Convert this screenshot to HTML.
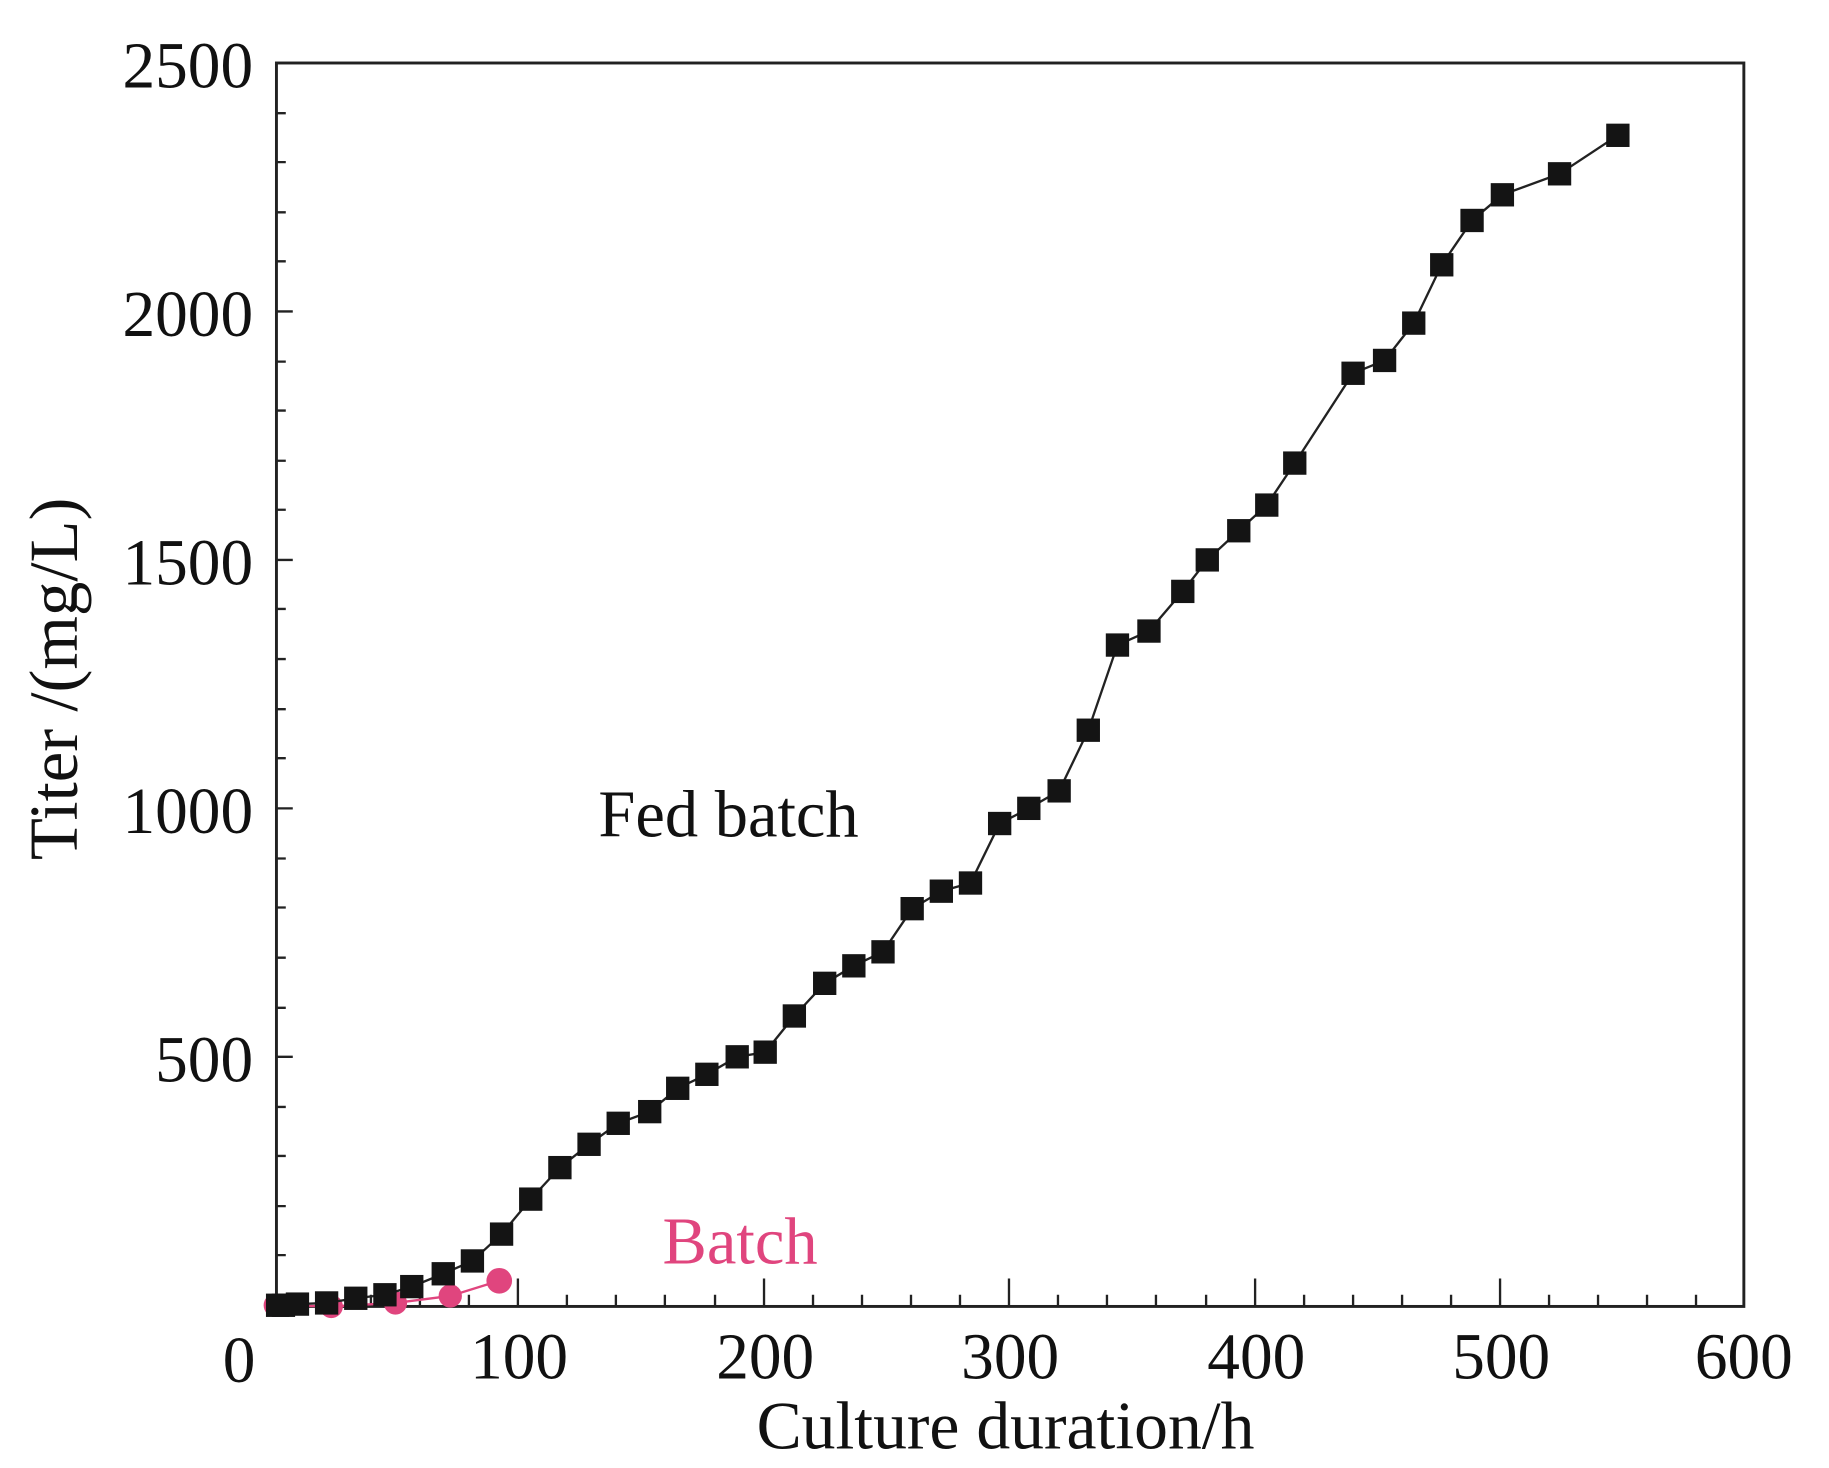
<!DOCTYPE html>
<html><head><style>html,body{margin:0;padding:0;background:#fff}svg{display:block}</style></head>
<body>
<svg width="1829" height="1468" viewBox="0 0 1568 1258.5" xmlns="http://www.w3.org/2000/svg" font-family="Liberation Serif, serif">
<rect x="237" y="54" width="1258" height="1066" fill="none" stroke="#222" stroke-width="2.5"/>
<g stroke="#222" stroke-width="2">
<path d="M276 1120v-10M318 1120v-10M360 1120v-10M402 1120v-10M444 1120v-24M486 1120v-10M528 1120v-10M570 1120v-10M613 1120v-10M655 1120v-24M697 1120v-10M739 1120v-10M781 1120v-10M823 1120v-10M865 1120v-24M907 1120v-10M949 1120v-10M991 1120v-10M1034 1120v-10M1076 1120v-24M1118 1120v-10M1160 1120v-10M1202 1120v-10M1244 1120v-10M1286 1120v-24M1328 1120v-10M1370 1120v-10M1412 1120v-10M1454 1120v-10"/>
<path d="M237 1076h8M237 1034h8M237 991h8M237 949h8M237 906h14M237 864h8M237 821h8M237 778h8M237 736h8M237 693h14M237 650h8M237 608h8M237 565h8M237 522h8M237 480h14M237 437h8M237 395h8M237 352h8M237 310h8M237 267h14M237 224h8M237 182h8M237 139h8M237 97h8"/>
</g>
<g font-size="56" fill="#111" text-anchor="end">
<text x="217" y="927">500</text>
<text x="217" y="714">1000</text>
<text x="217" y="501">1500</text>
<text x="217" y="288">2000</text>
<text x="217" y="75">2500</text>
</g>
<g font-size="56" fill="#111" text-anchor="middle">
<text x="205" y="1185">0</text>
<text x="445" y="1182">100</text>
<text x="656" y="1182">200</text>
<text x="866" y="1182">300</text>
<text x="1077" y="1182">400</text>
<text x="1287" y="1182">500</text>
<text x="1495" y="1182">600</text>
<text x="862" y="1242" font-size="58">Culture duration/h</text>
<text transform="translate(66,582) rotate(-90)" font-size="59">Titer /(mg/L)</text>
</g>
<text x="513" y="717" font-size="57" fill="#111">Fed batch</text>
<text x="568" y="1083" font-size="57" fill="#e0457e">Batch</text>
<g>
<polyline fill="none" stroke="#e0457e" stroke-width="2" points="236,1119 284,1120 339,1117 386,1111 428,1098"/>
<g fill="#e0457e"><circle cx="236" cy="1119" r="10"/><circle cx="284" cy="1120" r="10"/><circle cx="339" cy="1117" r="10"/><circle cx="386" cy="1111" r="10"/><circle cx="428" cy="1098" r="11"/></g>
</g>
<polyline id="fb" fill="none" stroke="#222" stroke-width="2" points="238,1119 243,1119 255,1118 280,1117 305,1113 330,1110 353,1103 380,1092 405,1081 430,1058 455,1028 480,1001 505,981 530,963 557,953 581,933 606,921 632,906 656,902 681,871 707,843 732,828 757,816 782,779 807,764 832,757 857,706 882,693 908,678 933,626 958,553 985,541 1014,507 1035,480 1062,455 1086,433 1110,397 1160,320 1187,309 1212,277 1236,227 1262,189 1288,167 1337,149 1387,116"/>
<g fill="#141414" id="sq"></g>
<script>
var p=document.getElementById('fb').getAttribute('points').trim().split(/\s+/),g=document.getElementById('sq');
p.forEach(function(s){var a=s.split(',');var r=document.createElementNS('http://www.w3.org/2000/svg','rect');r.setAttribute('x',a[0]-10);r.setAttribute('y',a[1]-10);r.setAttribute('width',20);r.setAttribute('height',20);g.appendChild(r);});
</script>
</svg>
</body></html>
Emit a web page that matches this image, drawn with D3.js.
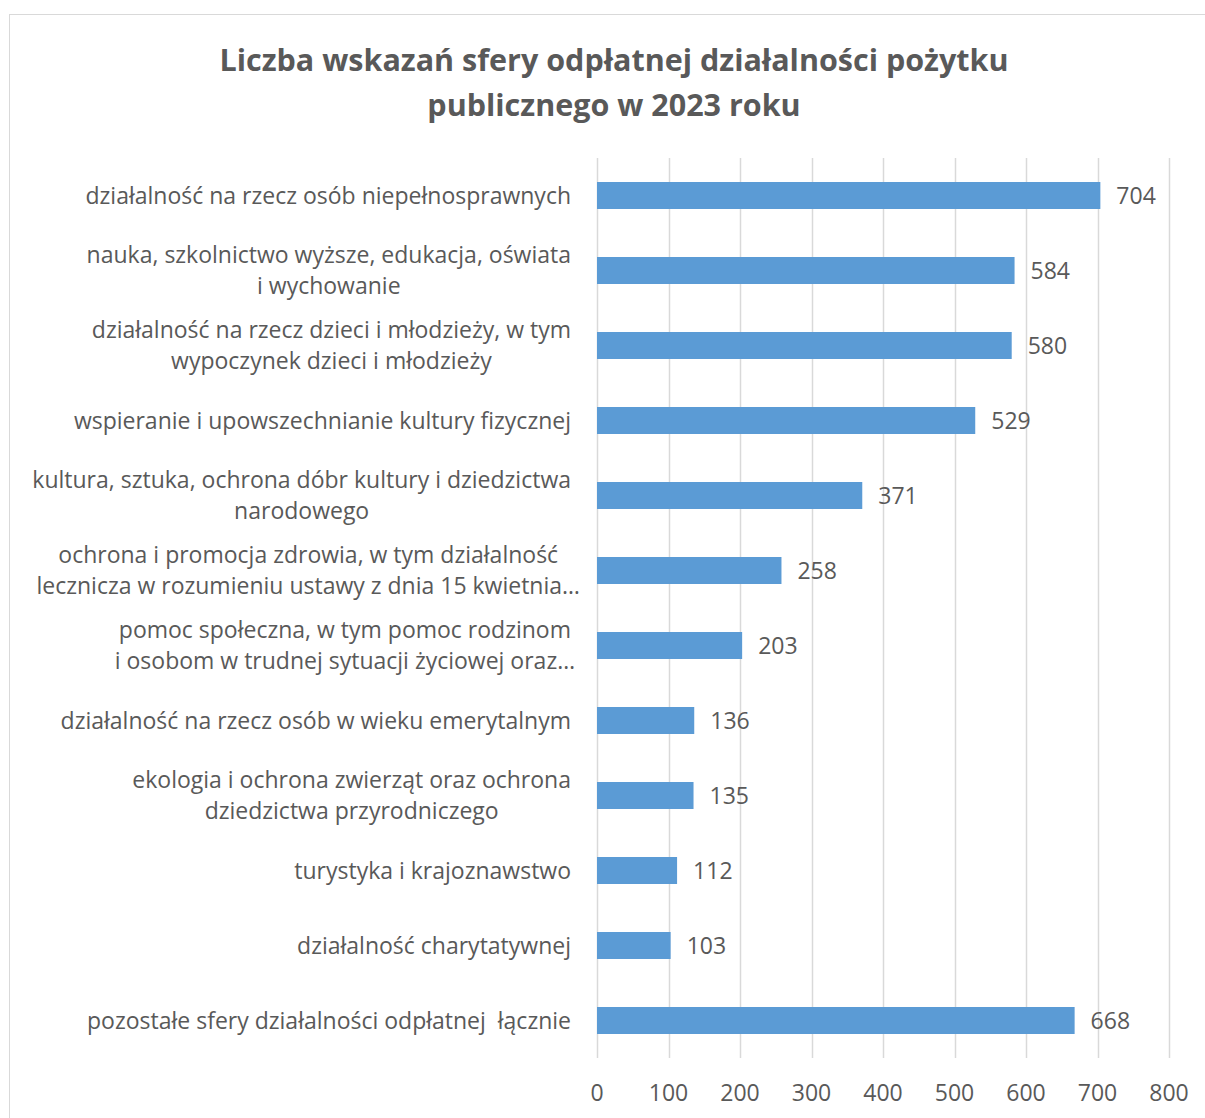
<!DOCTYPE html>
<html>
<head>
<meta charset="utf-8">
<script src="https://cdn.jsdelivr.net/npm/d3@7"></script>
<style>
  body { margin: 0; background: #fff; }
  text { font-family: "Open Sans", sans-serif; fill: #595959; white-space: pre; }
</style>
</head>
<body>
<div id="chart"></div>
<script>
// Data
const categories = [
  ["działalność na rzecz osób niepełnosprawnych"],
  ["nauka, szkolnictwo wyższe, edukacja, oświata", "i wychowanie"],
  ["działalność na rzecz dzieci i młodzieży, w tym", "wypoczynek dzieci i młodzieży"],
  ["wspieranie i upowszechnianie kultury fizycznej"],
  ["kultura, sztuka, ochrona dóbr kultury i dziedzictwa", "narodowego"],
  ["ochrona i promocja zdrowia, w tym działalność", "lecznicza w rozumieniu ustawy z dnia 15 kwietnia…"],
  ["pomoc społeczna, w tym pomoc rodzinom", "i osobom w trudnej sytuacji życiowej oraz…"],
  ["działalność na rzecz osób w wieku emerytalnym"],
  ["ekologia i ochrona zwierząt oraz ochrona", "dziedzictwa przyrodniczego"],
  ["turystyka i krajoznawstwo"],
  ["działalność charytatywnej"],
  ["pozostałe sfery działalności odpłatnej  łącznie"]
];
const values = [704, 584, 580, 529, 371, 258, 203, 136, 135, 112, 103, 668];
const xTicks = [0, 100, 200, 300, 400, 500, 600, 700, 800];
const titleLines = ["Liczba wskazań sfery odpłatnej działalności pożytku", "publicznego w 2023 roku"];

const W = 1205, H = 1118;
const plot = { left: 597, right: 1169, top: 158, bottom: 1058 };
const labelRight = 571;
const fontSize = 23;

const svg = d3.select("#chart").append("svg")
    .attr("width", W)
    .attr("height", H);

// chart frame
svg.append("rect")
    .attr("x", 9.5).attr("y", 14.5)
    .attr("width", W + 20).attr("height", H + 20)
    .attr("fill", "#fff")
    .attr("stroke", "#d9d9d9")
    .attr("stroke-width", 1);

// title
svg.append("text")
    .attr("x", 614)
    .attr("y", 71)
    .attr("text-anchor", "middle")
    .attr("font-size", "30.5px")
    .attr("font-weight", "bold")
    .selectAll("tspan")
    .data(titleLines)
    .enter().append("tspan")
    .attr("x", 614)
    .attr("dy", (d, i) => i === 0 ? 0 : 45)
    .text(d => d);

const x = d3.scaleLinear().domain([0, 800]).range([plot.left, plot.right]);
const y = d3.scaleBand()
    .domain(d3.range(categories.length))
    .range([plot.top, plot.bottom])
    .paddingInner(0.64)
    .paddingOuter(0.32);

// gridlines
svg.append("g")
    .selectAll("line")
    .data(xTicks)
    .enter().append("line")
    .attr("x1", d => Math.round(x(d)) + 0.5)
    .attr("x2", d => Math.round(x(d)) + 0.5)
    .attr("y1", plot.top)
    .attr("y2", plot.bottom)
    .attr("stroke", "#d9d9d9")
    .attr("stroke-width", 1.5);

// x tick labels
svg.append("g")
    .selectAll("text")
    .data(xTicks)
    .enter().append("text")
    .attr("x", d => x(d))
    .attr("y", 1101)
    .attr("text-anchor", "middle")
    .attr("font-size", fontSize + "px")
    .text(d => d);

// bars
svg.append("g")
    .selectAll("rect")
    .data(values)
    .enter().append("rect")
    .attr("x", x(0))
    .attr("y", (d, i) => y(i))
    .attr("width", d => x(d) - x(0))
    .attr("height", y.bandwidth())
    .attr("fill", "#5b9bd5");

// value labels
svg.append("g")
    .selectAll("text")
    .data(values)
    .enter().append("text")
    .attr("x", d => x(d) + 16)
    .attr("y", (d, i) => y(i) + y.bandwidth() / 2)
    .attr("dy", "0.35em")
    .attr("font-size", fontSize + "px")
    .text(d => d);

// category labels, lines centred inside a right-aligned block
const lineGap = 31.5;
const catG = svg.append("g");
categories.forEach((lines, i) => {
    const cy = y(i) + y.bandwidth() / 2;
    const g = catG.append("g");
    const texts = lines.map((t, j) => g.append("text")
        .attr("y", cy + (j - (lines.length - 1) / 2) * lineGap)
        .attr("dy", "0.35em")
        .attr("font-size", fontSize + "px")
        .attr("text-anchor", "middle")
        .text(t));
    // measure width without the trailing ellipsis
    const widths = lines.map(t => {
        const tmp = g.append("text").attr("font-size", fontSize + "px").text(t.replace(/…$/, ""));
        const w = tmp.node().getComputedTextLength();
        tmp.remove();
        return w;
    });
    const cx = labelRight - d3.max(widths) / 2;
    texts.forEach(t => t.attr("x", cx));
});
</script>
</body>
</html>
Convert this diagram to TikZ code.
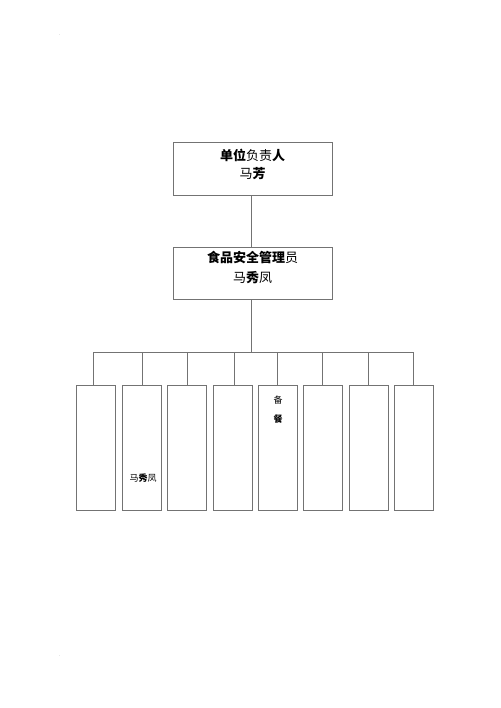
\documentclass[tikz,border=0pt]{standalone}
\usepackage{fontspec}
\newfontfamily\cjk{Noto Sans CJK SC}
\begin{document}
\begin{tikzpicture}[x=1pt,y=-1pt,
  box/.style={draw=gray!90!black,line width=0.9pt,fill=white,inner sep=0pt},
  wire/.style={draw=gray!90!black,line width=0.9pt},
  lbl/.style={font=\cjk\fontsize{13}{16}\selectfont,text=black,align=center},
  sml/.style={font=\cjk\fontsize{9}{11}\selectfont,text=black,inner sep=0pt},
  dotmark/.style={font=\fontsize{5}{6}\selectfont,text=gray,inner sep=0pt}]
\useasboundingbox (0,0) rectangle (500,708);
% top boxes
\node[box,minimum width=159pt,minimum height=53pt] (head) at (252.5,168.5) {};
\node[lbl,anchor=center] (headt) at (252.5,155) {{\bfseries 单位}负责{\bfseries 人}};
\node[lbl,anchor=center] (headn) at (252.5,174) {马{\bfseries 芳}};
\node[box,minimum width=159pt,minimum height=52pt] (mgr) at (252.5,273) {};
\node[lbl,anchor=center] (mgrt) at (252.5,258) {{\bfseries 食品安全管理}员};
\node[lbl,anchor=center] (mgrn) at (252.5,278) {马{\bfseries 秀}凤};
\draw[wire] (head.south -| 251,0) -- (mgr.north -| 251,0);
% bus
\coordinate (bus) at (251,352);
\coordinate (busL) at (93,352);
\coordinate (busR) at (413,352);
\draw[wire] (mgr.south -| bus) -- (bus);
\draw[wire] (busL) -- (busR);
% bottom boxes
\foreach \i/\xl/\xr/\dx in {1/76/115/93, 2/122/161/142, 3/167/206/187, 4/213/252/234, 5/258/297/277, 6/303/342/322, 7/349/388/368, 8/394/433/413}{
  \node[box,minimum width={(\xr-\xl)*1pt},minimum height=125pt] (b\i) at ({(\xl+\xr)/2},447.5) {};
  \coordinate (d\i) at (\dx,352);
  \draw[wire] (d\i) -- (d\i |- b\i.north);
}
\node[sml] (t2) at (143,478) {马{\bfseries 秀}凤};
\node[sml] (t5a) at (278,400) {备};
\node[sml] (t5b) at (278,419) {\bfseries 餐};
\node[dotmark] (dot1) at (60,35) {.};
\node[dotmark] (dot2) at (60,656) {.};
\end{tikzpicture}
\end{document}
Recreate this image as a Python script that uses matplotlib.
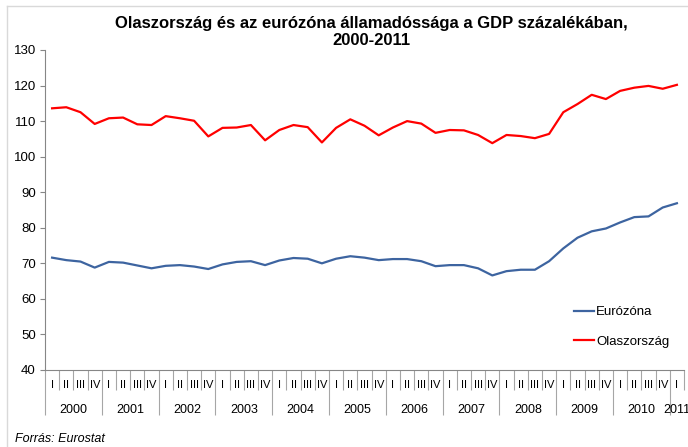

* **Instructions to follow**
List the lines that contain the word "this".

* **Solved problem**
Convert this screenshot to HTML.
Emit a web page that matches this image, drawn with D3.js.
Convert this diagram to TikZ code.
Recreate this image as a Python script that uses matplotlib.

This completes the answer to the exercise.